* [Required work] Pictures do not belong in the copy; transcribe everything else in the records exactly.

START

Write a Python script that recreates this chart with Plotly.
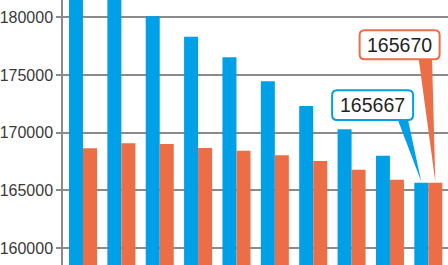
import plotly.graph_objects as go

categories = list(range(10))
blue_values = [183650, 181880, 180100, 178320, 176530, 174450, 172310, 170290, 168000, 165667]
orange_values = [168640, 169080, 169020, 168670, 168430, 168040, 167540, 166790, 165920, 165670]
y_ticks = [160000, 165000, 170000, 175000, 180000]

BLUE = "#00A0E9"
ORANGE = "#EC6E46"
GRID = "#8a8a8a"

BARGAP = 0.27
bar_w = (1 - BARGAP) / 2

fig = go.Figure()
fig.add_bar(x=categories, y=blue_values, marker=dict(color=BLUE, line=dict(width=0)), name="blue")
fig.add_bar(x=categories, y=orange_values, marker=dict(color=ORANGE, line=dict(width=0)), name="orange")


def rounded_rect(x0, x1, y0, y1, r):
    return (f"M {x0+r},{y1} L {x1-r},{y1} Q {x1},{y1} {x1},{y1-r} "
            f"L {x1},{y0+r} Q {x1},{y0} {x1-r},{y0} L {x0+r},{y0} "
            f"Q {x0},{y0} {x0},{y0+r} L {x0},{y1-r} Q {x0},{y1} {x0+r},{y1} Z")


def callout(xc, yv, color, text, box, base):
    bx0, bx1, by0, by1 = box
    # pointer triangle
    fig.add_shape(type="path", xref="x", yref="y", xsizemode="pixel", ysizemode="pixel",
                  xanchor=xc, yanchor=yv,
                  path=f"M {base[0]},{by0+1} L {base[1]},{by0+1} L 0,1 Z",
                  fillcolor=color, line=dict(width=0), layer="above")
    fig.add_shape(type="path", xref="x", yref="y", xsizemode="pixel", ysizemode="pixel",
                  xanchor=xc, yanchor=yv,
                  path=rounded_rect(bx0, bx1, by0, by1, 5),
                  fillcolor="white", line=dict(color=color, width=2), layer="above")
    fig.add_annotation(x=xc, y=yv, xref="x", yref="y", text=text, showarrow=False,
                       xshift=(bx0 + bx1) / 2, yshift=(by0 + by1) / 2,
                       font=dict(family="Liberation Sans, Arial", size=19.5, color="#222222"))


last = len(categories) - 1
callout(categories[last] + bar_w / 2, orange_values[last], ORANGE, str(orange_values[last]),
        (-75.7, 4.3, 123.4, 152.4), (-16.7, -3.3))
callout(categories[last] - bar_w / 2, blue_values[last], BLUE, str(blue_values[last]),
        (-89.2, -8.2, 62.7, 92.4), (-23.8, -13.5))

fig.update_layout(
    width=448, height=265,
    margin=dict(l=63, r=0, t=0, b=0),
    paper_bgcolor="white", plot_bgcolor="white",
    barmode="group", bargap=BARGAP, bargroupgap=0,
    showlegend=False,
    xaxis=dict(visible=False, range=[-0.521, 9.513]),
    yaxis=dict(range=[158530, 181500], tickvals=y_ticks, ticktext=[str(v) for v in y_ticks],
               showgrid=True, gridcolor=GRID, gridwidth=1.5,
               showline=True, linecolor=GRID, linewidth=1.5,
               ticks="outside", ticklen=5, tickcolor=GRID, tickwidth=1.5,
               zeroline=False,
               tickfont=dict(family="Liberation Sans, Arial", size=16, color="#3a3a3a")),
)

fig.write_html("out.html")
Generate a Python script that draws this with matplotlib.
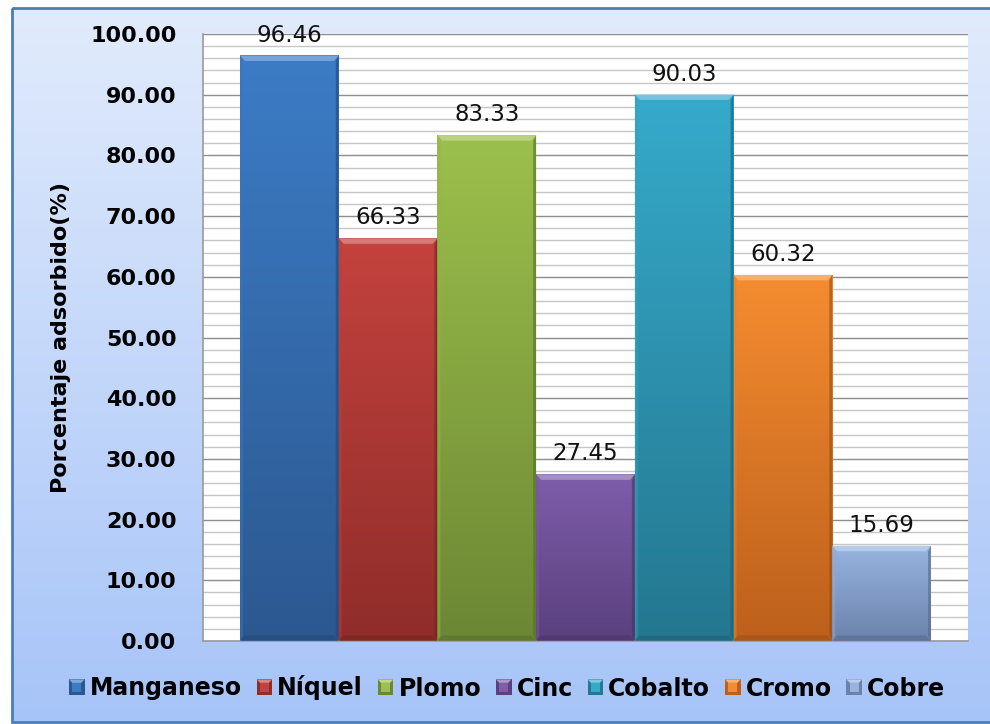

END

* [The answer]
Write a Python script that recreates this chart with Plotly.
import plotly.graph_objects as go

categories = list(range(10))
blue_values = [183650, 181880, 180100, 178320, 176530, 174450, 172310, 170290, 168000, 165667]
orange_values = [168640, 169080, 169020, 168670, 168430, 168040, 167540, 166790, 165920, 165670]
y_ticks = [160000, 165000, 170000, 175000, 180000]

BLUE = "#00A0E9"
ORANGE = "#EC6E46"
GRID = "#8a8a8a"

BARGAP = 0.27
bar_w = (1 - BARGAP) / 2

fig = go.Figure()
fig.add_bar(x=categories, y=blue_values, marker=dict(color=BLUE, line=dict(width=0)), name="blue")
fig.add_bar(x=categories, y=orange_values, marker=dict(color=ORANGE, line=dict(width=0)), name="orange")


def rounded_rect(x0, x1, y0, y1, r):
    return (f"M {x0+r},{y1} L {x1-r},{y1} Q {x1},{y1} {x1},{y1-r} "
            f"L {x1},{y0+r} Q {x1},{y0} {x1-r},{y0} L {x0+r},{y0} "
            f"Q {x0},{y0} {x0},{y0+r} L {x0},{y1-r} Q {x0},{y1} {x0+r},{y1} Z")


def callout(xc, yv, color, text, box, base):
    bx0, bx1, by0, by1 = box
    # pointer triangle
    fig.add_shape(type="path", xref="x", yref="y", xsizemode="pixel", ysizemode="pixel",
                  xanchor=xc, yanchor=yv,
                  path=f"M {base[0]},{by0+1} L {base[1]},{by0+1} L 0,1 Z",
                  fillcolor=color, line=dict(width=0), layer="above")
    fig.add_shape(type="path", xref="x", yref="y", xsizemode="pixel", ysizemode="pixel",
                  xanchor=xc, yanchor=yv,
                  path=rounded_rect(bx0, bx1, by0, by1, 5),
                  fillcolor="white", line=dict(color=color, width=2), layer="above")
    fig.add_annotation(x=xc, y=yv, xref="x", yref="y", text=text, showarrow=False,
                       xshift=(bx0 + bx1) / 2, yshift=(by0 + by1) / 2,
                       font=dict(family="Liberation Sans, Arial", size=19.5, color="#222222"))


last = len(categories) - 1
callout(categories[last] + bar_w / 2, orange_values[last], ORANGE, str(orange_values[last]),
        (-75.7, 4.3, 123.4, 152.4), (-16.7, -3.3))
callout(categories[last] - bar_w / 2, blue_values[last], BLUE, str(blue_values[last]),
        (-89.2, -8.2, 62.7, 92.4), (-23.8, -13.5))

fig.update_layout(
    width=448, height=265,
    margin=dict(l=63, r=0, t=0, b=0),
    paper_bgcolor="white", plot_bgcolor="white",
    barmode="group", bargap=BARGAP, bargroupgap=0,
    showlegend=False,
    xaxis=dict(visible=False, range=[-0.521, 9.513]),
    yaxis=dict(range=[158530, 181500], tickvals=y_ticks, ticktext=[str(v) for v in y_ticks],
               showgrid=True, gridcolor=GRID, gridwidth=1.5,
               showline=True, linecolor=GRID, linewidth=1.5,
               ticks="outside", ticklen=5, tickcolor=GRID, tickwidth=1.5,
               zeroline=False,
               tickfont=dict(family="Liberation Sans, Arial", size=16, color="#3a3a3a")),
)

fig.write_html("out.html")
Generate a Python script that draws this with matplotlib.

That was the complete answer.